◆ **Written request**
The line containing "(27,17) rectangle (770,410);" marks the end: quote every line from the start of the records below through it, word for word.

◆ **Dataset content**
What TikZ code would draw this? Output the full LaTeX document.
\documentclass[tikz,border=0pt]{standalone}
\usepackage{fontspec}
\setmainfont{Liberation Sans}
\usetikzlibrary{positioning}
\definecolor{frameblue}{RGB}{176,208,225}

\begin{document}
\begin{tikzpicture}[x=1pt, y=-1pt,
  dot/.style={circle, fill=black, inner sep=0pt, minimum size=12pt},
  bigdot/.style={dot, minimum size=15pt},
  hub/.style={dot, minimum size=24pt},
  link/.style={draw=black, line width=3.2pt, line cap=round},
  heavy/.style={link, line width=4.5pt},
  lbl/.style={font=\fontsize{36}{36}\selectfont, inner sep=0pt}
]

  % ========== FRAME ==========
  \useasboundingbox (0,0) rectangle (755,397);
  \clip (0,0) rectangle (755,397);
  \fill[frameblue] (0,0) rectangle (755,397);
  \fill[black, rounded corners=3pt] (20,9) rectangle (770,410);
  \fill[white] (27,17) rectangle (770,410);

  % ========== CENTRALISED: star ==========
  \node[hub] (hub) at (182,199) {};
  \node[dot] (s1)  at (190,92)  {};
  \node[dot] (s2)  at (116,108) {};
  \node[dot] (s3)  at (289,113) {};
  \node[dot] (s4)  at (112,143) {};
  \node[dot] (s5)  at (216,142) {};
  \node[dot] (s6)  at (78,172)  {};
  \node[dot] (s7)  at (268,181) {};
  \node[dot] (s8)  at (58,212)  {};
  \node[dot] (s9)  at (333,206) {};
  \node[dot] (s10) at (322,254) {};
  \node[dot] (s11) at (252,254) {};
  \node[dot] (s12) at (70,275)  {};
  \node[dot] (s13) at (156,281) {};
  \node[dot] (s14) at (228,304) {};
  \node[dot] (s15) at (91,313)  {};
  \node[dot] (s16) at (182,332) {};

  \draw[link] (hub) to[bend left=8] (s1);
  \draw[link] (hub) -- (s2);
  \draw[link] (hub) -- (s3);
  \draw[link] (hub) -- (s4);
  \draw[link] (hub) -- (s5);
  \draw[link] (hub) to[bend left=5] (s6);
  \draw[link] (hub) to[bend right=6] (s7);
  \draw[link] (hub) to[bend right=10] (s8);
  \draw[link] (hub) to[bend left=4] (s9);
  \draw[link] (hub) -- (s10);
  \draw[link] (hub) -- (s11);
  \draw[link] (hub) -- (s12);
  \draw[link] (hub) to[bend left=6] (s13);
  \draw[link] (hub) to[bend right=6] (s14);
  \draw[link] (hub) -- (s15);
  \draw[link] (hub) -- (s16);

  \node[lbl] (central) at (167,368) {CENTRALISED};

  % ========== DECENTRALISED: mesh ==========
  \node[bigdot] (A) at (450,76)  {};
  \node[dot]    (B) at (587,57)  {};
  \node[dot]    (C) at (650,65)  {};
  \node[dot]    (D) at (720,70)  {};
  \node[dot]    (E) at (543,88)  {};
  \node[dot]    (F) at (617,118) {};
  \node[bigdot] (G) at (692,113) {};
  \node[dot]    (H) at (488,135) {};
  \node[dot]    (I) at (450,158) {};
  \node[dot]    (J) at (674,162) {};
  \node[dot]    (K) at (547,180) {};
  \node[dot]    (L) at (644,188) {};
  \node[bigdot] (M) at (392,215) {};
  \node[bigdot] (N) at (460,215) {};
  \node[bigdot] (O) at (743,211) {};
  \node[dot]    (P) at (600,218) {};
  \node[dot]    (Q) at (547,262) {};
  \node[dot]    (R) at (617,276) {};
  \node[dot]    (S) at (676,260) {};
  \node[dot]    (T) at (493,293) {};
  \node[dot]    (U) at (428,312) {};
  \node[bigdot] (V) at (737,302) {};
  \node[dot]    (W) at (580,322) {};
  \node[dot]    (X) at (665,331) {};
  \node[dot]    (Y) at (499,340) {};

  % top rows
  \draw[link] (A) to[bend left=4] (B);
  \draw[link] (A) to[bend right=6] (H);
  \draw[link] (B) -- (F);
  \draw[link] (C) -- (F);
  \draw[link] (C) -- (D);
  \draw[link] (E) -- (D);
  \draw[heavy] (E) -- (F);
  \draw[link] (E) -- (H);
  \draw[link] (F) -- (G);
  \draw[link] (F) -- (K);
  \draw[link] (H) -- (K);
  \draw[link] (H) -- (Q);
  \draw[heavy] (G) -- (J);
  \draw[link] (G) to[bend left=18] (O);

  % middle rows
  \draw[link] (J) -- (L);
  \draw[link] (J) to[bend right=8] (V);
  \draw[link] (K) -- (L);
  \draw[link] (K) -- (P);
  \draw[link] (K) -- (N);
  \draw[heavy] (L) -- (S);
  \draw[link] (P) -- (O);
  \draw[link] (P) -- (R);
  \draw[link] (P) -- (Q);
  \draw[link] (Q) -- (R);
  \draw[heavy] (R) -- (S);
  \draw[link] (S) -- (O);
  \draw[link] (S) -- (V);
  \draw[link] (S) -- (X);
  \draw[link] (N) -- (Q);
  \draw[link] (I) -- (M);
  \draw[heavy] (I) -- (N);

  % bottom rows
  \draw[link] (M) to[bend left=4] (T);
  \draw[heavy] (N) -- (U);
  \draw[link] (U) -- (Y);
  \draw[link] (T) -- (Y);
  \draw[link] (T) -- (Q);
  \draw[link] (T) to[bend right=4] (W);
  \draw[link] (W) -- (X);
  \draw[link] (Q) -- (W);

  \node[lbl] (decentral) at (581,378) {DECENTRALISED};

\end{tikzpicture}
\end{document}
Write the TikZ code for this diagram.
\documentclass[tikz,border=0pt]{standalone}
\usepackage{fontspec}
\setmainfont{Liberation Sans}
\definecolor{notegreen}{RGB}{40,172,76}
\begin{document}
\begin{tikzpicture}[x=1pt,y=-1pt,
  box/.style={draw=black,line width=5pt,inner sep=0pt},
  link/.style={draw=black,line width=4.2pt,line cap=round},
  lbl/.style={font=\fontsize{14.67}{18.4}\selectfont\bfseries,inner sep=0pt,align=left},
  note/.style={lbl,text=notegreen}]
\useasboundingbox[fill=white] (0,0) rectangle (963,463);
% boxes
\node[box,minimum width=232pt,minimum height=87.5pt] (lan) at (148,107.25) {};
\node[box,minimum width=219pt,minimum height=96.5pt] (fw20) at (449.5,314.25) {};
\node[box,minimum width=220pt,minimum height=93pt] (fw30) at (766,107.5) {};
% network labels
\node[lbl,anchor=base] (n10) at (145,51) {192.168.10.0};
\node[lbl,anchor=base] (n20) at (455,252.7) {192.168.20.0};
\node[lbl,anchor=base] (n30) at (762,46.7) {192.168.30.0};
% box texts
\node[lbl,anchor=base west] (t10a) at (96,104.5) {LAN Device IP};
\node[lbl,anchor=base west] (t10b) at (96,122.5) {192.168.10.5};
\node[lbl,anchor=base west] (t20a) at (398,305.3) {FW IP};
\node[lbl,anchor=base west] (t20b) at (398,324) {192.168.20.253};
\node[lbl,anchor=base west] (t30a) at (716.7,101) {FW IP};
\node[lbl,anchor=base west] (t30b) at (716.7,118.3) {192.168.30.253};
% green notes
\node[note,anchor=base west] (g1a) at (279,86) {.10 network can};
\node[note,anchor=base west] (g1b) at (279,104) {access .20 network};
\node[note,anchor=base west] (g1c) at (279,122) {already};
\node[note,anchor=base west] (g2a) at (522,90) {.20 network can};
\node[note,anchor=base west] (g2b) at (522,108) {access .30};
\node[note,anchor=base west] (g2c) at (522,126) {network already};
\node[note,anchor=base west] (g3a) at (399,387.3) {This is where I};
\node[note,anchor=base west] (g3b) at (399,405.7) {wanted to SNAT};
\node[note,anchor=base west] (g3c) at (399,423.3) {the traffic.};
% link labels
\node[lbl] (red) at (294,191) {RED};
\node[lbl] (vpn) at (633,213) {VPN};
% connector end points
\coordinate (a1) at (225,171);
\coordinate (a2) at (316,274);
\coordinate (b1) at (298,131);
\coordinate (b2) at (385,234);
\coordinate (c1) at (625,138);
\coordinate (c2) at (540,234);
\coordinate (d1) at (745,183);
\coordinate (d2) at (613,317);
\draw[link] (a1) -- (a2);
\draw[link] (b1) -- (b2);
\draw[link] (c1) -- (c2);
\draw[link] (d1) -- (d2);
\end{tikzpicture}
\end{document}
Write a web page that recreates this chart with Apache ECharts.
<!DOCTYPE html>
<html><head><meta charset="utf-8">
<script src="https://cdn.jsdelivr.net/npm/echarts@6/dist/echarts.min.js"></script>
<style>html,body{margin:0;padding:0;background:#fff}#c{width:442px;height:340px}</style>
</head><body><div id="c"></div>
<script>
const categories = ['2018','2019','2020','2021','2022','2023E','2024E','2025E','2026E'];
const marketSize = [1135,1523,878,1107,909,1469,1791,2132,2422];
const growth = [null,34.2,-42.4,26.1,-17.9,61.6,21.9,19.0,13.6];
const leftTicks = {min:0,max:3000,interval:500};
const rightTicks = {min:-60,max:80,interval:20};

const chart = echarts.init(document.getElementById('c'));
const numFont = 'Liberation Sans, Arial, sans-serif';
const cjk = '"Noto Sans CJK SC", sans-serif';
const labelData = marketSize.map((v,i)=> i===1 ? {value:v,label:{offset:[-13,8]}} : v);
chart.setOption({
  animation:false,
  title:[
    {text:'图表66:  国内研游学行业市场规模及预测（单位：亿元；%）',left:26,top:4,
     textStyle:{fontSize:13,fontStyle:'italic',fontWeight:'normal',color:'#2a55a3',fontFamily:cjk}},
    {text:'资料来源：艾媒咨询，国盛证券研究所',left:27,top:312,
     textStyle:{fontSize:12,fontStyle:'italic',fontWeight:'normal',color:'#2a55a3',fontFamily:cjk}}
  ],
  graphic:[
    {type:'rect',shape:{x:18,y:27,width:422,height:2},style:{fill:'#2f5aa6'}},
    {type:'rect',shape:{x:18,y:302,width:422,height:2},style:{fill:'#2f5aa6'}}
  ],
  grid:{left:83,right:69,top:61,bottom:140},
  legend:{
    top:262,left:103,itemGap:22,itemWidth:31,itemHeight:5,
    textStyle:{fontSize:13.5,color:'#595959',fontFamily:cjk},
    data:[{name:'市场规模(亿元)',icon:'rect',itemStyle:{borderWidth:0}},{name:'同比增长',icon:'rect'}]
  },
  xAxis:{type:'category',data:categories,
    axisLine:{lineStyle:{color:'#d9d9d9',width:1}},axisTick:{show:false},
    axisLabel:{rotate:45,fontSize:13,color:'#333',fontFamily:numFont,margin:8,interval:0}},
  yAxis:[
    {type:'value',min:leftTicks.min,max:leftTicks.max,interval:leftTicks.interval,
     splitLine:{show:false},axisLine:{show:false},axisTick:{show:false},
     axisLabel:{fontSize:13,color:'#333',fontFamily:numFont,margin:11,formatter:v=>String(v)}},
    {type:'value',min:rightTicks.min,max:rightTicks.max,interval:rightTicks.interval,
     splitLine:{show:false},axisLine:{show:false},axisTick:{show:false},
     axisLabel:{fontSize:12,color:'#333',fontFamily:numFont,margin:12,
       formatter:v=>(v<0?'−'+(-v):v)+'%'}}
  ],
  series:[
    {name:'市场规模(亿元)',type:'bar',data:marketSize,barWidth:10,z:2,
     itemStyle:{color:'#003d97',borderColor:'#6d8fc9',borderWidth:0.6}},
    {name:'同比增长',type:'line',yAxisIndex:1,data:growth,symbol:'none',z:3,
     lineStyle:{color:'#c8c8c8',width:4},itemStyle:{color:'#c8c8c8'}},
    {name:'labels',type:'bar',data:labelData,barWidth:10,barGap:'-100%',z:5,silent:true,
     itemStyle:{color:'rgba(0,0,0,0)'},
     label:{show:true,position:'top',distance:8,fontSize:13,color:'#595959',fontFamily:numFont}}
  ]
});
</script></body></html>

◆ **Task output**
What TikZ code would draw this? Output the full LaTeX document.
\documentclass[tikz,border=0pt]{standalone}
\usepackage{fontspec}
\setmainfont{Liberation Sans}
\usetikzlibrary{positioning}
\definecolor{frameblue}{RGB}{176,208,225}

\begin{document}
\begin{tikzpicture}[x=1pt, y=-1pt,
  dot/.style={circle, fill=black, inner sep=0pt, minimum size=12pt},
  bigdot/.style={dot, minimum size=15pt},
  hub/.style={dot, minimum size=24pt},
  link/.style={draw=black, line width=3.2pt, line cap=round},
  heavy/.style={link, line width=4.5pt},
  lbl/.style={font=\fontsize{36}{36}\selectfont, inner sep=0pt}
]

  % ========== FRAME ==========
  \useasboundingbox (0,0) rectangle (755,397);
  \clip (0,0) rectangle (755,397);
  \fill[frameblue] (0,0) rectangle (755,397);
  \fill[black, rounded corners=3pt] (20,9) rectangle (770,410);
  \fill[white] (27,17) rectangle (770,410);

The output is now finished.